Without the pictures, give the entries below again exactly as written.

[DATASET CONTENT]
—————

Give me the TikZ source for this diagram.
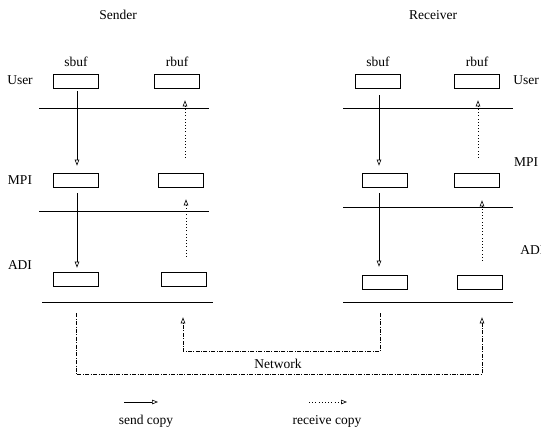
\documentclass[tikz,border=0pt]{standalone}
\usepackage{fontspec}
\setmainfont{Liberation Serif}
\usepackage{tikz}
\usetikzlibrary{arrows.meta, positioning, calc}

\begin{document}
\begin{tikzpicture}[x=1pt, y=-1pt, line width=0.6pt,
    buf/.style={draw, rectangle, minimum width=45pt, minimum height=14pt, inner sep=0pt},
    lbl/.style={font=\fontsize{13.5}{16}\selectfont, inner sep=0pt},
    sendcopy/.style={-{Triangle[open, length=6pt, width=4.5pt]}},
    recvcopy/.style={-{Triangle[open, length=6pt, width=4.5pt]}, dash pattern=on 0.8pt off 2.4pt},
    netlink/.style={-{Triangle[open, length=6pt, width=4.5pt]}, dash pattern=on 4pt off 1.5pt on 0.8pt off 1.5pt}]
  \useasboundingbox (0,0) rectangle (541,431);
  % headings
  \node[lbl] (sender) at (118,15) {Sender};
  \node[lbl] (receiver) at (433,15) {Receiver};
  \node[lbl] (sbufS) at (76,62) {sbuf};
  \node[lbl] (rbufS) at (177,62) {rbuf};
  \node[lbl] (sbufR) at (378,62) {sbuf};
  \node[lbl] (rbufR) at (477,62) {rbuf};
  % layer names
  \node[lbl] (userS) at (20,80) {User};
  \node[lbl] (mpiS) at (20,180) {MPI};
  \node[lbl] (adiS) at (20,265) {ADI};
  \node[lbl] (userR) at (526,80) {User};
  \node[lbl] (mpiR) at (526,162) {MPI};
  \node[lbl, anchor=west] (adiR) at (520,250) {ADI};
  % sender buffers
  \node[buf] (su) at (76,81) {};
  \node[buf] (ru) at (177,81) {};
  \node[buf] (sm) at (76,180) {};
  \node[buf] (rm) at (181,180) {};
  \node[buf] (sa) at (76,279) {};
  \node[buf] (ra) at (184,279) {};
  % receiver buffers
  \node[buf] (su2) at (378,81) {};
  \node[buf] (ru2) at (477,81) {};
  \node[buf] (sm2) at (385,180) {};
  \node[buf] (rm2) at (477,180) {};
  \node[buf] (sa2) at (385,282) {};
  \node[buf] (ra2) at (480,282) {};
  % layer boundaries
  \draw (39,108) -- (209,108);
  \draw (39,211) -- (209,211);
  \draw (42,302) -- (213,302);
  \draw (343,108) -- (513,108);
  \draw (343,207) -- (513,207);
  \draw (343,302) -- (513,302);
  % send copies
  \draw[sendcopy] ([xshift=1pt,yshift=-3pt]su.south) -- ([xshift=1pt,yshift=7pt]sm.north);
  \draw[sendcopy] ([xshift=1pt,yshift=-6pt]sm.south) -- ([xshift=1pt,yshift=4pt]sa.north);
  \draw[sendcopy] ([xshift=1pt,yshift=-7pt]su2.south) -- ([xshift=-6pt,yshift=7pt]sm2.north);
  \draw[sendcopy] ([xshift=-6pt,yshift=-6pt]sm2.south) -- ([xshift=-6pt,yshift=8pt]sa2.north);
  % receive copies
  \draw[recvcopy] ([xshift=4pt,yshift=15pt]rm.north) -- ([xshift=8pt,yshift=-12pt]ru.south);
  \draw[recvcopy] ([xshift=2pt,yshift=15pt]ra.north) -- ([xshift=5pt,yshift=-12pt]rm.south);
  \draw[recvcopy] ([xshift=1pt,yshift=15pt]rm2.north) -- ([xshift=1pt,yshift=-12pt]ru2.south);
  \draw[recvcopy] ([xshift=2pt,yshift=14pt]ra2.north) -- ([xshift=5pt,yshift=-13pt]rm2.south);
  % network
  \draw[netlink] ([yshift=-27pt]sa.south) |- ([xshift=2pt,yshift=-85pt]ra2.south) -- ([xshift=2pt,yshift=-28pt]ra2.south);
  \draw[netlink] ([xshift=-5pt,yshift=-24pt]sa2.south) |- ([xshift=-1pt,yshift=-65pt]ra.south) -- ([xshift=-1pt,yshift=-31pt]ra.south);
  \node[lbl] (net) at (278,364) {Network};
  % legend
  \coordinate (sendA) at (124,402);
  \coordinate (sendB) at (158,402);
  \coordinate (recvA) at (309,402);
  \coordinate (recvB) at (347,402);
  \draw[sendcopy] (sendA) -- (sendB);
  \draw[recvcopy] (recvA) -- (recvB);
  \node[lbl] (sendtxt) at (146,421) {send copy};
  \node[lbl] (recvtxt) at (327,421) {receive copy};
\end{tikzpicture}
\end{document}
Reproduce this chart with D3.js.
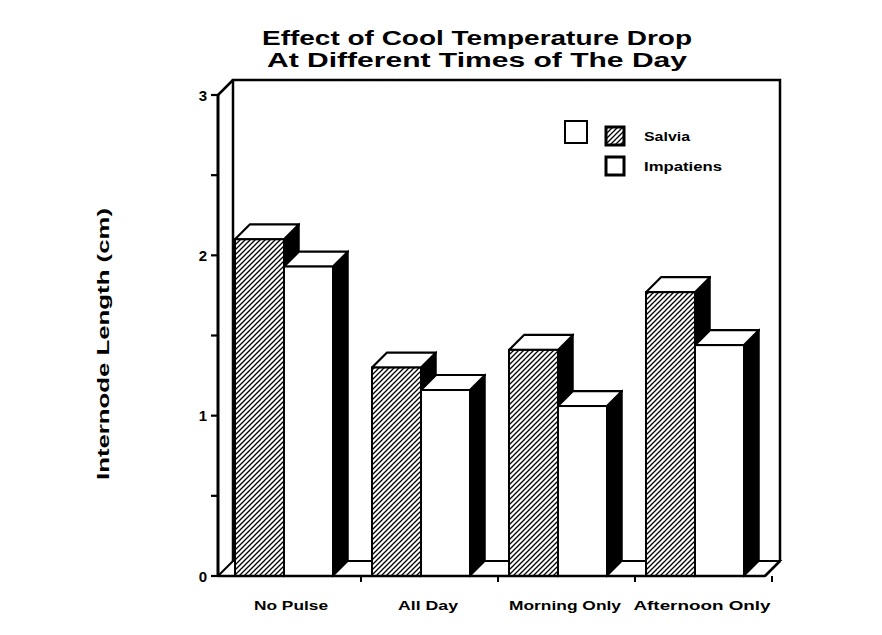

—————

[SOLUTION]
Give me the TikZ source for this diagram.
\documentclass[tikz,border=0pt]{standalone}
\usepackage{fontspec}
\setmainfont{Liberation Serif}
\usepackage{tikz}
\usetikzlibrary{arrows.meta, positioning, calc}

\begin{document}
\begin{tikzpicture}[x=1pt, y=-1pt, line width=0.6pt,
    buf/.style={draw, rectangle, minimum width=45pt, minimum height=14pt, inner sep=0pt},
    lbl/.style={font=\fontsize{13.5}{16}\selectfont, inner sep=0pt},
    sendcopy/.style={-{Triangle[open, length=6pt, width=4.5pt]}},
    recvcopy/.style={-{Triangle[open, length=6pt, width=4.5pt]}, dash pattern=on 0.8pt off 2.4pt},
    netlink/.style={-{Triangle[open, length=6pt, width=4.5pt]}, dash pattern=on 4pt off 1.5pt on 0.8pt off 1.5pt}]
  \useasboundingbox (0,0) rectangle (541,431);
  % headings
  \node[lbl] (sender) at (118,15) {Sender};
  \node[lbl] (receiver) at (433,15) {Receiver};
  \node[lbl] (sbufS) at (76,62) {sbuf};
  \node[lbl] (rbufS) at (177,62) {rbuf};
  \node[lbl] (sbufR) at (378,62) {sbuf};
  \node[lbl] (rbufR) at (477,62) {rbuf};
  % layer names
  \node[lbl] (userS) at (20,80) {User};
  \node[lbl] (mpiS) at (20,180) {MPI};
  \node[lbl] (adiS) at (20,265) {ADI};
  \node[lbl] (userR) at (526,80) {User};
  \node[lbl] (mpiR) at (526,162) {MPI};
  \node[lbl, anchor=west] (adiR) at (520,250) {ADI};
  % sender buffers
  \node[buf] (su) at (76,81) {};
  \node[buf] (ru) at (177,81) {};
  \node[buf] (sm) at (76,180) {};
  \node[buf] (rm) at (181,180) {};
  \node[buf] (sa) at (76,279) {};
  \node[buf] (ra) at (184,279) {};
  % receiver buffers
  \node[buf] (su2) at (378,81) {};
  \node[buf] (ru2) at (477,81) {};
  \node[buf] (sm2) at (385,180) {};
  \node[buf] (rm2) at (477,180) {};
  \node[buf] (sa2) at (385,282) {};
  \node[buf] (ra2) at (480,282) {};
  % layer boundaries
  \draw (39,108) -- (209,108);
  \draw (39,211) -- (209,211);
  \draw (42,302) -- (213,302);
  \draw (343,108) -- (513,108);
  \draw (343,207) -- (513,207);
  \draw (343,302) -- (513,302);
  % send copies
  \draw[sendcopy] ([xshift=1pt,yshift=-3pt]su.south) -- ([xshift=1pt,yshift=7pt]sm.north);
  \draw[sendcopy] ([xshift=1pt,yshift=-6pt]sm.south) -- ([xshift=1pt,yshift=4pt]sa.north);
  \draw[sendcopy] ([xshift=1pt,yshift=-7pt]su2.south) -- ([xshift=-6pt,yshift=7pt]sm2.north);
  \draw[sendcopy] ([xshift=-6pt,yshift=-6pt]sm2.south) -- ([xshift=-6pt,yshift=8pt]sa2.north);
  % receive copies
  \draw[recvcopy] ([xshift=4pt,yshift=15pt]rm.north) -- ([xshift=8pt,yshift=-12pt]ru.south);
  \draw[recvcopy] ([xshift=2pt,yshift=15pt]ra.north) -- ([xshift=5pt,yshift=-12pt]rm.south);
  \draw[recvcopy] ([xshift=1pt,yshift=15pt]rm2.north) -- ([xshift=1pt,yshift=-12pt]ru2.south);
  \draw[recvcopy] ([xshift=2pt,yshift=14pt]ra2.north) -- ([xshift=5pt,yshift=-13pt]rm2.south);
  % network
  \draw[netlink] ([yshift=-27pt]sa.south) |- ([xshift=2pt,yshift=-85pt]ra2.south) -- ([xshift=2pt,yshift=-28pt]ra2.south);
  \draw[netlink] ([xshift=-5pt,yshift=-24pt]sa2.south) |- ([xshift=-1pt,yshift=-65pt]ra.south) -- ([xshift=-1pt,yshift=-31pt]ra.south);
  \node[lbl] (net) at (278,364) {Network};
  % legend
  \coordinate (sendA) at (124,402);
  \coordinate (sendB) at (158,402);
  \coordinate (recvA) at (309,402);
  \coordinate (recvB) at (347,402);
  \draw[sendcopy] (sendA) -- (sendB);
  \draw[recvcopy] (recvA) -- (recvB);
  \node[lbl] (sendtxt) at (146,421) {send copy};
  \node[lbl] (recvtxt) at (327,421) {receive copy};
\end{tikzpicture}
\end{document}
Reproduce this chart with D3.js.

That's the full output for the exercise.